**WORK TO COMPLETE**
All of the material should be reproduced exactly, with pictures left out.

**COLLECTED MATERIAL**
____________

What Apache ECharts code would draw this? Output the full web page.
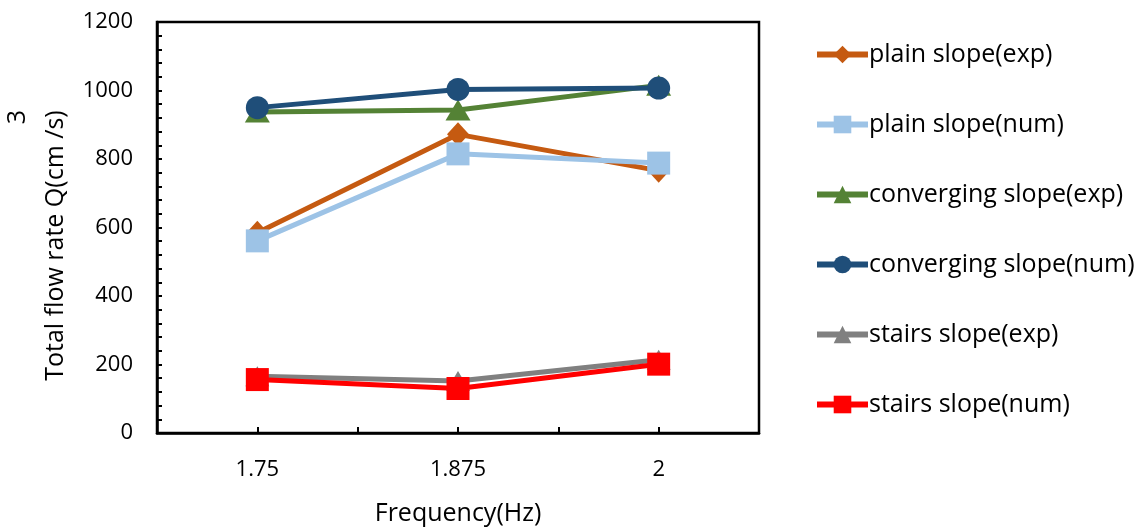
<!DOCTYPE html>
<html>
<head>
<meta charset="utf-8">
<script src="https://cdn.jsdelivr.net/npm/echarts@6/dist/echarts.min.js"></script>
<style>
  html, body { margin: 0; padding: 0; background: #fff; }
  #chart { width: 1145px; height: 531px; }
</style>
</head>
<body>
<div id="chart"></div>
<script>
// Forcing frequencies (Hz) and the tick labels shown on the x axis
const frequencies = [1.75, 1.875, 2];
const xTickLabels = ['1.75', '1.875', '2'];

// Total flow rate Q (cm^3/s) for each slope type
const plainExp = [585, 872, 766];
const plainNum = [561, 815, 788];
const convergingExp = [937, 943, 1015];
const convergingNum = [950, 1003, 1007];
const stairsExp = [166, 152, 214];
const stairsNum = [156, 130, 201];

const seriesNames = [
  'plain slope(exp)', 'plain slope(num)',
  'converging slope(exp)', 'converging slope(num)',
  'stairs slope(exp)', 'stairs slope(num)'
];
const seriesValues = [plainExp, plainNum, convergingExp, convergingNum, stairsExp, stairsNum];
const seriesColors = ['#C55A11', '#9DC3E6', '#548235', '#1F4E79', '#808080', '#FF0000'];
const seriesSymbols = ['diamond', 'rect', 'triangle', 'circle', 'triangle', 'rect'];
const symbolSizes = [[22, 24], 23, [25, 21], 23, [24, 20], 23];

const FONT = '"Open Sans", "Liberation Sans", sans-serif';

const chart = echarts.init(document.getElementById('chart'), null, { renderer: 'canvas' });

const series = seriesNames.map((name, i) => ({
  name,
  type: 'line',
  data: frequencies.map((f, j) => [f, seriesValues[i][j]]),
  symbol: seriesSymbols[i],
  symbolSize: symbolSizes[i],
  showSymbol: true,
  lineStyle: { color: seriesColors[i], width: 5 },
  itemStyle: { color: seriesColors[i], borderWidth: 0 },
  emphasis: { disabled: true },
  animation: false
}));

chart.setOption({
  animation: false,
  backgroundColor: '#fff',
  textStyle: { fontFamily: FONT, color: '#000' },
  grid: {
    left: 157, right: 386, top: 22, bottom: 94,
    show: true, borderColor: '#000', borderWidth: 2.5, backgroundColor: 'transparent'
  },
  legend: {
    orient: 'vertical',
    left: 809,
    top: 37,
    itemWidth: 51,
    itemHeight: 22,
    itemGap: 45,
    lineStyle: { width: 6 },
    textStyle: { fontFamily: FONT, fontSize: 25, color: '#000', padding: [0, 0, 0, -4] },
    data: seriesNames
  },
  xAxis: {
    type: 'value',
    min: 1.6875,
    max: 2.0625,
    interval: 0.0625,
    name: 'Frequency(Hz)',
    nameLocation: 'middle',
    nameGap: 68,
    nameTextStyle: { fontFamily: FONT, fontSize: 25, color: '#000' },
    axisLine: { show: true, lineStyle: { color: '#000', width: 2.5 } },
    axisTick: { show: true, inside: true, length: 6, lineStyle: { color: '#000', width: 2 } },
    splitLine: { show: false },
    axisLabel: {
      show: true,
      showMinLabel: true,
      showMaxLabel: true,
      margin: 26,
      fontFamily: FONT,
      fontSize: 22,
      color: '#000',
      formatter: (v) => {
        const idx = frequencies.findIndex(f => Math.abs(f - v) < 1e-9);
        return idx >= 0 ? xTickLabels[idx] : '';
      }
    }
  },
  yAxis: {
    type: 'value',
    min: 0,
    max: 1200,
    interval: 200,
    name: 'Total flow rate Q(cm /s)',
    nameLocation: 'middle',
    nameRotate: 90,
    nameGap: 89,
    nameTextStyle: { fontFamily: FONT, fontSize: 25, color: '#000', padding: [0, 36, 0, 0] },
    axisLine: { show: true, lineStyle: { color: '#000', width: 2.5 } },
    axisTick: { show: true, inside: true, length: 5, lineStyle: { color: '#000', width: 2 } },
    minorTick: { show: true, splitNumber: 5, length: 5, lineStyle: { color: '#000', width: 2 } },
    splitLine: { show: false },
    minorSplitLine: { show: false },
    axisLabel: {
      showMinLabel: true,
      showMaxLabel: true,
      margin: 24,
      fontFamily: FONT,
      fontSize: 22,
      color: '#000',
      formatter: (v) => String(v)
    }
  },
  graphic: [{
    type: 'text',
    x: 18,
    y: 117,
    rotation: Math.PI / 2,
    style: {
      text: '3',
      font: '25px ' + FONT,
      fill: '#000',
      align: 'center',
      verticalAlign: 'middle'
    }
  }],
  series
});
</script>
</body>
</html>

____________

**TASK RESPONSE**
What Apache ECharts code would draw this? Output the full web page.
<!DOCTYPE html>
<html>
<head>
<meta charset="utf-8">
<script src="https://cdn.jsdelivr.net/npm/echarts@6/dist/echarts.min.js"></script>
<style>
  html, body { margin: 0; padding: 0; background: #fff; }
  #chart { width: 1145px; height: 531px; }
</style>
</head>
<body>
<div id="chart"></div>
<script>
// Forcing frequencies (Hz) and the tick labels shown on the x axis
const frequencies = [1.75, 1.875, 2];
const xTickLabels = ['1.75', '1.875', '2'];

// Total flow rate Q (cm^3/s) for each slope type
const plainExp = [585, 872, 766];
const plainNum = [561, 815, 788];
const convergingExp = [937, 943, 1015];
const convergingNum = [950, 1003, 1007];
const stairsExp = [166, 152, 214];
const stairsNum = [156, 130, 201];

const seriesNames = [
  'plain slope(exp)', 'plain slope(num)',
  'converging slope(exp)', 'converging slope(num)',
  'stairs slope(exp)', 'stairs slope(num)'
];
const seriesValues = [plainExp, plainNum, convergingExp, convergingNum, stairsExp, stairsNum];
const seriesColors = ['#C55A11', '#9DC3E6', '#548235', '#1F4E79', '#808080', '#FF0000'];
const seriesSymbols = ['diamond', 'rect', 'triangle', 'circle', 'triangle', 'rect'];
const symbolSizes = [[22, 24], 23, [25, 21], 23, [24, 20], 23];

const FONT = '"Open Sans", "Liberation Sans", sans-serif';

const chart = echarts.init(document.getElementById('chart'), null, { renderer: 'canvas' });

const series = seriesNames.map((name, i) => ({
  name,
  type: 'line',
  data: frequencies.map((f, j) => [f, seriesValues[i][j]]),
  symbol: seriesSymbols[i],
  symbolSize: symbolSizes[i],
  showSymbol: true,
  lineStyle: { color: seriesColors[i], width: 5 },
  itemStyle: { color: seriesColors[i], borderWidth: 0 },
  emphasis: { disabled: true },
  animation: false
}));

chart.setOption({
  animation: false,
  backgroundColor: '#fff',
  textStyle: { fontFamily: FONT, color: '#000' },
  grid: {
    left: 157, right: 386, top: 22, bottom: 94,
    show: true, borderColor: '#000', borderWidth: 2.5, backgroundColor: 'transparent'
  },
  legend: {
    orient: 'vertical',
    left: 809,
    top: 37,
    itemWidth: 51,
    itemHeight: 22,
    itemGap: 45,
    lineStyle: { width: 6 },
    textStyle: { fontFamily: FONT, fontSize: 25, color: '#000', padding: [0, 0, 0, -4] },
    data: seriesNames
  },
  xAxis: {
    type: 'value',
    min: 1.6875,
    max: 2.0625,
    interval: 0.0625,
    name: 'Frequency(Hz)',
    nameLocation: 'middle',
    nameGap: 68,
    nameTextStyle: { fontFamily: FONT, fontSize: 25, color: '#000' },
    axisLine: { show: true, lineStyle: { color: '#000', width: 2.5 } },
    axisTick: { show: true, inside: true, length: 6, lineStyle: { color: '#000', width: 2 } },
    splitLine: { show: false },
    axisLabel: {
      show: true,
      showMinLabel: true,
      showMaxLabel: true,
      margin: 26,
      fontFamily: FONT,
      fontSize: 22,
      color: '#000',
      formatter: (v) => {
        const idx = frequencies.findIndex(f => Math.abs(f - v) < 1e-9);
        return idx >= 0 ? xTickLabels[idx] : '';
      }
    }
  },
  yAxis: {
    type: 'value',
    min: 0,
    max: 1200,
    interval: 200,
    name: 'Total flow rate Q(cm /s)',
    nameLocation: 'middle',
    nameRotate: 90,
    nameGap: 89,
    nameTextStyle: { fontFamily: FONT, fontSize: 25, color: '#000', padding: [0, 36, 0, 0] },
    axisLine: { show: true, lineStyle: { color: '#000', width: 2.5 } },
    axisTick: { show: true, inside: true, length: 5, lineStyle: { color: '#000', width: 2 } },
    minorTick: { show: true, splitNumber: 5, length: 5, lineStyle: { color: '#000', width: 2 } },
    splitLine: { show: false },
    minorSplitLine: { show: false },
    axisLabel: {
      showMinLabel: true,
      showMaxLabel: true,
      margin: 24,
      fontFamily: FONT,
      fontSize: 22,
      color: '#000',
      formatter: (v) => String(v)
    }
  },
  graphic: [{
    type: 'text',
    x: 18,
    y: 117,
    rotation: Math.PI / 2,
    style: {
      text: '3',
      font: '25px ' + FONT,
      fill: '#000',
      align: 'center',
      verticalAlign: 'middle'
    }
  }],
  series
});
</script>
</body>
</html>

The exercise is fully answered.